Shortly after the Logos incident, Willis encountered a photographer friend in the campus photo services department printing out hundreds of pictures from the day of the Logos episode to be sent to the FBI. However, he never found out why the FBI wanted the photos or what they did with them. 

After graduating from MSU, Willis went on to have a long career in the newspaper business, working for the Memphis Press-Scimitar and the Commercial Appeal, and ultimately serving as editor and president of The Birmingham (Alabama) Post-Herald. When thinking back on his time at the Tiger Rag, Willis said that, although the administration was “impossibly difficult to deal with,” the paper never had any real conflicts with the administration, and that none came close to some of the issues the Daily Helmsman has faced in recent years. 

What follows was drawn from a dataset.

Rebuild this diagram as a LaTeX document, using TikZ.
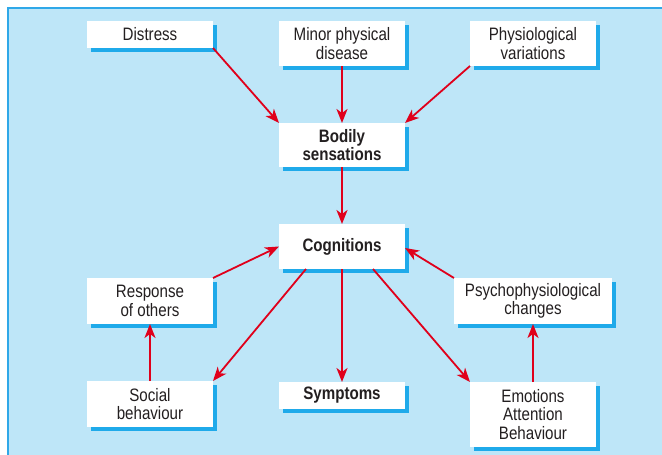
\documentclass[tikz,border=0pt]{standalone}
\usepackage{fontspec}
\setmainfont{Liberation Sans}[FakeStretch=0.84]
\usetikzlibrary{arrows.meta,shadows}
\definecolor{panel}{HTML}{BEE6F8}
\definecolor{panelline}{HTML}{2FA8E8}
\definecolor{shadowblue}{HTML}{1FAAEA}
\definecolor{arrowred}{HTML}{E0001B}
\definecolor{textc}{HTML}{231F20}
\tikzset{
  box/.style={fill=white, inner sep=0pt, outer sep=0pt, align=center,
    text=textc, font=\fontsize{18}{18.3}\selectfont,
    general shadow={fill=shadowblue, shadow xshift=4pt, shadow yshift=-4pt}},
  arr/.style={draw=arrowred, line width=1.8pt,
    -{Stealth[length=14pt,width=11pt,inset=4pt]}}
}
\begin{document}
\begin{tikzpicture}[x=1pt,y=-1pt]
\useasboundingbox (0,0) rectangle (662,455);
\fill[white] (0,0) rectangle (662,455);
\fill[panel] (8,8) rectangle (662,455);
\draw[panelline, line width=1.5pt] (8,455) -- (8,8) -- (662,8);

\node[box, minimum width=126pt, minimum height=27pt] (distress) at (150,34.5) {Distress};
\node[box, minimum width=126pt, minimum height=45pt] (minor) at (342,43.5) {Minor physical\\disease};
\node[box, minimum width=126pt, minimum height=45pt] (physvar) at (533,43.5) {Physiological\\variations};
\node[box, minimum width=126pt, minimum height=44pt] (bodily) at (342,145) {\bfseries Bodily\\\bfseries sensations};
\node[box, minimum width=126pt, minimum height=45pt] (cog) at (342,246.5) {\bfseries Cognitions};
\node[box, minimum width=126pt, minimum height=46pt] (resp) at (150,301) {Response\\of others};
\node[box, minimum width=126pt, minimum height=46pt] (social) at (150,404) {Social\\behaviour};
\node[box, minimum width=126pt, minimum height=27pt] (symp) at (342,395.5) {\bfseries Symptoms};
\node[box, minimum width=158pt, minimum height=46pt] (psych) at (533,301) {Psychophysiological\\changes};
\node[box, minimum width=126pt, minimum height=65pt] (emo) at (533,414.5) {Emotions\\Attention\\Behaviour};

\draw[arr] (distress.south east) -- (bodily.north west);
\draw[arr] (minor.south) -- (bodily.north);
\draw[arr] (physvar.south west) -- (bodily.north east);
\draw[arr] (bodily.south) -- (cog.north);
\draw[arr] (resp.north east) -- (cog.west);
\draw[arr] (psych.north west) -- ([yshift=-1.5pt]cog.east);
\draw[arr] ([xshift=-36pt]cog.south) -- (social.north east);
\draw[arr] (cog.south) -- (symp.north);
\draw[arr] ([xshift=31pt]cog.south) -- (emo.north west);
\draw[arr] (social.north) -- (resp.south);
\draw[arr] (emo.north) -- (psych.south);
\end{tikzpicture}
\end{document}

The issues Willis mentioned focused on the 2012 clash between UofM administrators and Chelsea Boozer, the Helmsman’s managing editor at the time, over cuts made to the paper’s budget in response to certain investigative reporting. The incident gained the interest of national student press rights groups and led to a reevaluation of the relationship between the student paper and the school. 

However different the situations were between Boozer’s battle and Willis’ speculation about his Tiger Rag tenure, his stance on student press remains the same. 

“A student newspaper should be independent of the university,” Willis said.